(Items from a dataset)
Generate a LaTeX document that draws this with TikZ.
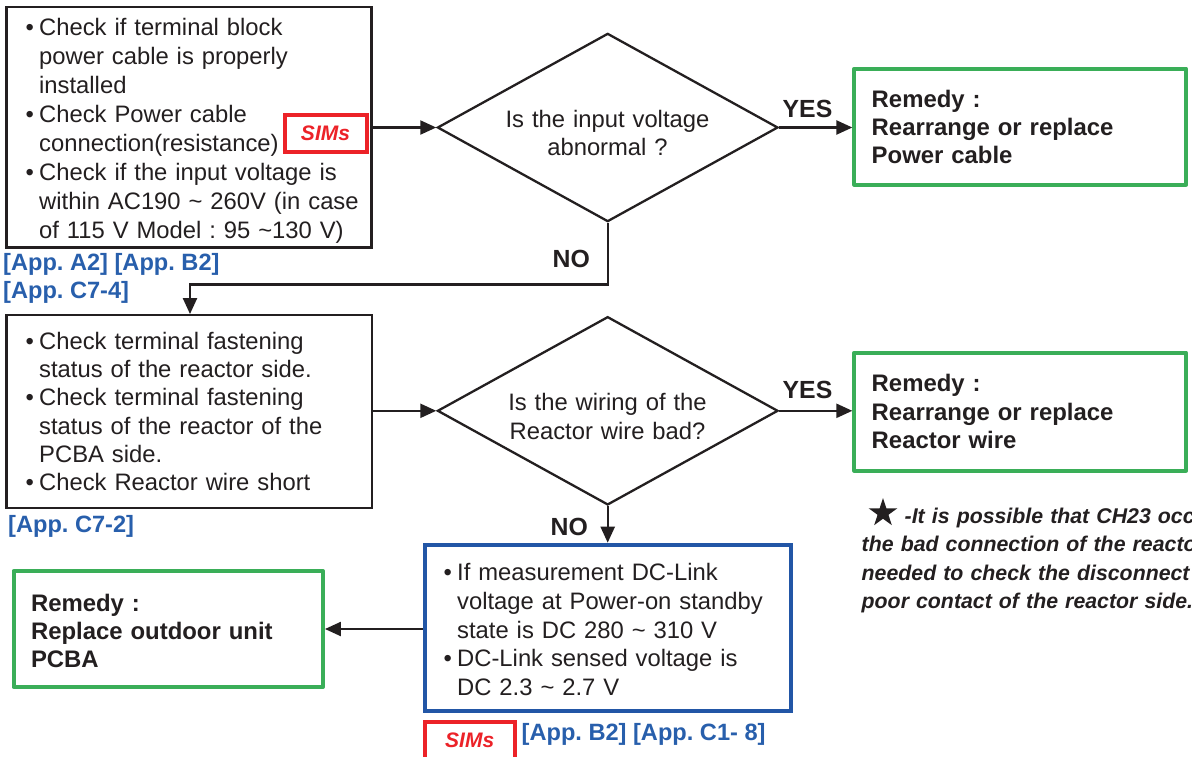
\documentclass[tikz,border=0pt]{standalone}
\usepackage{fontspec}
\setmainfont{Liberation Sans}
\usetikzlibrary{arrows.meta,shapes.geometric}
\frenchspacing
\definecolor{ink}{RGB}{35,31,32}
\definecolor{grn}{RGB}{58,174,88}
\definecolor{bluebox}{RGB}{34,86,166}
\definecolor{bluetxt}{RGB}{40,95,172}
\definecolor{simred}{RGB}{236,34,40}
\newcommand\bul{\makebox[13.6pt][l]{•}}
\newcommand\ind{\hspace*{13.6pt}}
\tikzset{
  ln/.style={draw=ink, line width=2.3pt},
  arr/.style={ln, -{Triangle[length=16pt,width=14pt]}},
  chkbox/.style={rectangle, draw=ink, line width=2.3pt, inner sep=0pt, fill=white},
  grbox/.style={rectangle, draw=grn, line width=4pt, inner sep=0pt, line join=round, fill=white},
  bluebx/.style={rectangle, draw=bluebox, line width=4pt, inner sep=0pt, fill=white},
  simsbox/.style={rectangle, draw=simred, line width=4pt, inner sep=0pt, fill=white,
    minimum width=82pt, minimum height=37.5pt, text=simred,
    font=\fontsize{21}{21}\selectfont\bfseries\itshape},
  decision/.style={diamond, draw=ink, line width=2.3pt, inner sep=0pt, aspect=1.8,
    minimum width=340.6pt, minimum height=188.3pt},
  body/.style={inner sep=0pt, anchor=base west, align=left, text width=420pt, text=ink},
  ctr/.style={inner sep=0pt, anchor=base, align=center, text width=320pt, text=ink,
    font=\fontsize{23.8}{28.6}\selectfont},
  rem/.style={body, font=\fontsize{23.9}{28.3}\selectfont\bfseries},
  yn/.style={inner sep=0pt, anchor=base west, text=ink, font=\fontsize{24.8}{28}\selectfont\bfseries},
  app/.style={inner sep=0pt, anchor=base west, text=bluetxt, font=\fontsize{23.6}{28.4}\selectfont\bfseries},
  note/.style={body, font=\fontsize{21.3}{28.4}\selectfont\bfseries\itshape}
}
\begin{document}
\begin{tikzpicture}[x=1pt,y=-1pt]
\useasboundingbox (0,0) rectangle (1192,756);
\clip (0,0) rectangle (1192,756);
\fill[white] (0,0) rectangle (1192,756);

% boxes and decisions
\node[chkbox, minimum width=365pt, minimum height=240.6pt] (box1) at (189,127.2) {};
\node[decision] (d1) at (607.7,127.5) {};
\node[grbox, minimum width=331.7pt, minimum height=116pt] (g1) at (1020.2,126.7) {};
\node[chkbox, minimum width=365.6pt, minimum height=192.6pt] (box2) at (189.3,411.5) {};
\node[decision] (d2) at (607.7,410.8) {};
\node[grbox, minimum width=331.7pt, minimum height=118pt] (g2) at (1020.2,411.7) {};
\node[bluebx, minimum width=366pt, minimum height=166pt] (blue) at (607.7,627.7) {};
\node[grbox, minimum width=309.3pt, minimum height=116pt] (g3) at (168.3,629) {};

% texts in boxes
\node[body, font=\fontsize{23.8}{29}\selectfont] (t1) at (25.4,35.7) {%
\bul Check if terminal block\\
\ind power cable is properly\\
\ind installed\\
\bul Check Power cable\\
\ind connection(resistance)\\
\bul Check if the input voltage is\\
\ind within AC190 \textasciitilde{} 260V (in case\\
\ind of 115 V Model : 95 \textasciitilde130 V)};
\node[simsbox] (sims1) at (325.5,133.3) {SIMs};

\node[ctr] (q1) at (607.5,127.3) {Is the input voltage\\abnormal ?};
\node[rem] (r1) at (871.5,107) {Remedy :\\Rearrange or replace\\Power cable};

\node[body, font=\fontsize{23.8}{28.3}\selectfont] (t2) at (25.4,349.3) {%
\bul Check terminal fastening\\
\ind status of the reactor side.\\
\bul Check terminal fastening\\
\ind status of the reactor of the\\
\ind PCBA side.\\
\bul Check Reactor wire short};

\node[ctr] (q2) at (607.5,410.7) {Is the wiring of the\\Reactor wire bad?};
\node[rem] (r2) at (871.5,391.7) {Remedy :\\Rearrange or replace\\Reactor wire};

\node[body, font=\fontsize{23.8}{28.75}\selectfont] (t3) at (443.4,580.7) {%
\bul If measurement DC-Link\\
\ind voltage at Power-on standby\\
\ind state is DC 280 \textasciitilde{} 310 V\\
\bul DC-Link sensed voltage is\\
\ind DC 2.3 \textasciitilde{} 2.7 V};

\node[rem] (r3) at (30.8,611) {Remedy :\\Replace outdoor unit\\PCBA};

\node[simsbox, minimum width=90pt] (sims2) at (469.7,740.7) {SIMs};

% connectors
\draw[arr] (box1.east |- d1.west) -- (d1.west);
\draw[arr] (d1.east) -- (g1.west |- d1.east);
\draw[arr] (d1.south) -- ++(0,61.6) -| ([xshift=0.7pt]box2.north);
\draw[arr] (box2.east |- d2.west) -- (d2.west);
\draw[arr] (d2.east) -- (g2.west |- d2.east);
\draw[arr] (d2.south) -- (blue.north);
\draw[arr] (g3.east -| blue.west) -- (g3.east);

% labels
\node[yn] (yes1) at (782.5,117.7) {YES};
\node[yn] (no1) at (552.5,267.7) {NO};
\node[yn] (yes2) at (782.5,398.3) {YES};
\node[yn] (no2) at (550.5,535) {NO};

\node[app] (app1) at (3,270) {[App. A2] [App. B2]};
\node[app] (app2) at (3,298.3) {[App. C7-4]};
\node[app] (app3) at (8,532.5) {[App. C7-2]};
\node[app] (app4) at (521.5,740) {[App. B2] [App. C1- 8]};

% note
\node[star, star points=5, star point ratio=2.618, fill=ink, draw=none, inner sep=0pt,
  minimum size=30pt] (star) at (883,513) {};
\node[note] (n1) at (861.5,523.3) {%
\hspace*{43pt}-It is possible that CH23 occ\\
the bad connection of the reacto\\
needed to check the disconnect\\
poor contact of the reactor side.};
\end{tikzpicture}
\end{document}
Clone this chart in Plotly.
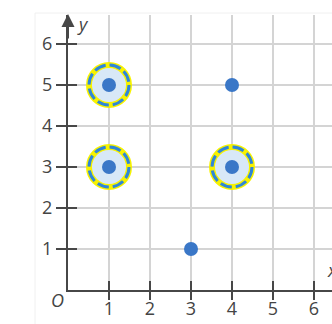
import plotly.graph_objects as go

# points plotted on the grid
point_x = [1, 1, 3, 4, 4]
point_y = [5, 3, 1, 5, 3]

# points that are circled
ring_x = [1, 1, 4]
ring_y = [5, 3, 3]

tick_vals = [1, 2, 3, 4, 5, 6]
tick_text = ["1", "2", "3", "4", "5", "6"]

W, H = 332, 324
UNIT = 41  # pixels per unit
X0, Y0 = 68, 290  # origin in pixels
TOP = 15

AXIS_COLOR = "#474747"
GRID_COLOR = "#d4d4d4"
DOT_COLOR = "#3a77c7"
TEXT_COLOR = "#444444"
FONT = "Open Sans"

x_range = [0, (W - X0) / UNIT]
y_range = [0, (Y0 - TOP) / UNIT]

fig = go.Figure()

fig.add_trace(go.Scatter(
    x=ring_x, y=ring_y, mode="markers", hoverinfo="skip",
    marker=dict(size=40, color="#d8e8f7",
                line=dict(color="#f7f200", width=6)),
    cliponaxis=False,
))
fig.add_trace(go.Scatter(
    x=point_x, y=point_y, mode="markers", hoverinfo="skip",
    marker=dict(size=14, color=DOT_COLOR, line=dict(width=0)),
    cliponaxis=False,
))
# dummy trace to bring up the overlay axes (crossing ticks)
fig.add_trace(go.Scatter(x=[None], y=[None], xaxis="x2", yaxis="y2",
                         showlegend=False, hoverinfo="skip"))

shapes = []
for cx, cy in zip(ring_x, ring_y):
    shapes.append(dict(
        type="circle", xref="x", yref="y",
        xsizemode="pixel", ysizemode="pixel",
        xanchor=cx, yanchor=cy,
        x0=-20, x1=20, y0=-20, y1=20,
        line=dict(color="#2f86d8", width=3, dash="11.7px,4px"),
        layer="above",
    ))
# faint panel edge
shapes.append(dict(type="rect", xref="paper", yref="paper",
                   x0=35 / W, x1=1.05, y0=-0.1, y1=1 - 13 / H,
                   line=dict(color="#f0f0f0", width=1), layer="below"))

axis_common = dict(
    showline=True, linecolor=AXIS_COLOR, linewidth=2,
    tickvals=tick_vals, ticktext=tick_text,
    tickcolor=AXIS_COLOR, tickwidth=2, ticklen=10,
    tickfont=dict(family=FONT, size=18, color=TEXT_COLOR),
    zeroline=False, fixedrange=True, automargin=False,
)
x_domain = [X0 / W, 1]
y_domain = [(H - Y0) / H, 1 - TOP / H]


def label(px, py, text):
    return dict(x=px / W, y=1 - py / H, xref="paper", yref="paper",
                xanchor="center", yanchor="middle",
                text=text, showarrow=False,
                font=dict(family=FONT, size=18, color=TEXT_COLOR))


fig.update_layout(
    width=W, height=H,
    margin=dict(l=0, r=0, t=0, b=0),
    paper_bgcolor="white", plot_bgcolor="white",
    showlegend=False,
    shapes=shapes,
    xaxis=dict(axis_common, domain=x_domain, range=x_range,
               ticks="inside", ticklen=9, ticklabelstandoff=1,
               showgrid=True, gridcolor=GRID_COLOR, gridwidth=1.5,
               anchor="y"),
    yaxis=dict(axis_common, domain=y_domain, range=y_range,
               ticks="outside", showgrid=True, gridcolor=GRID_COLOR,
               gridwidth=1.5, anchor="x"),
    xaxis2=dict(axis_common, domain=x_domain, range=x_range,
                overlaying="x", anchor="y2", ticks="outside", ticklen=9,
                showticklabels=False, showgrid=False, showline=False),
    yaxis2=dict(axis_common, domain=y_domain, range=y_range,
                overlaying="y", anchor="x2", ticks="inside", ticklen=9,
                showticklabels=False, showgrid=False, showline=False),
    annotations=[
        dict(x=0, y=(Y0 - 14) / UNIT, ax=0, ay=(Y0 - 40) / UNIT,
             xref="x", yref="y", axref="x", ayref="y",
             showarrow=True, arrowhead=2, arrowsize=1.3, arrowwidth=2,
             arrowcolor=AXIS_COLOR, text=""),
        label(83, 24, "<i>y</i>"),
        label(57, 300, "<i>O</i>"),
        label(332, 270, "<i>x</i>"),
    ],
)

fig.write_html("out.html", config={"displayModeBar": False},
               post_script="document.body.style.margin='0';")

SET PROBLEM –
Copy each line from the data above that includes "this".

CORRECT RESPONSE –
Generate a LaTeX document that draws this with TikZ.
Clone this chart in Plotly.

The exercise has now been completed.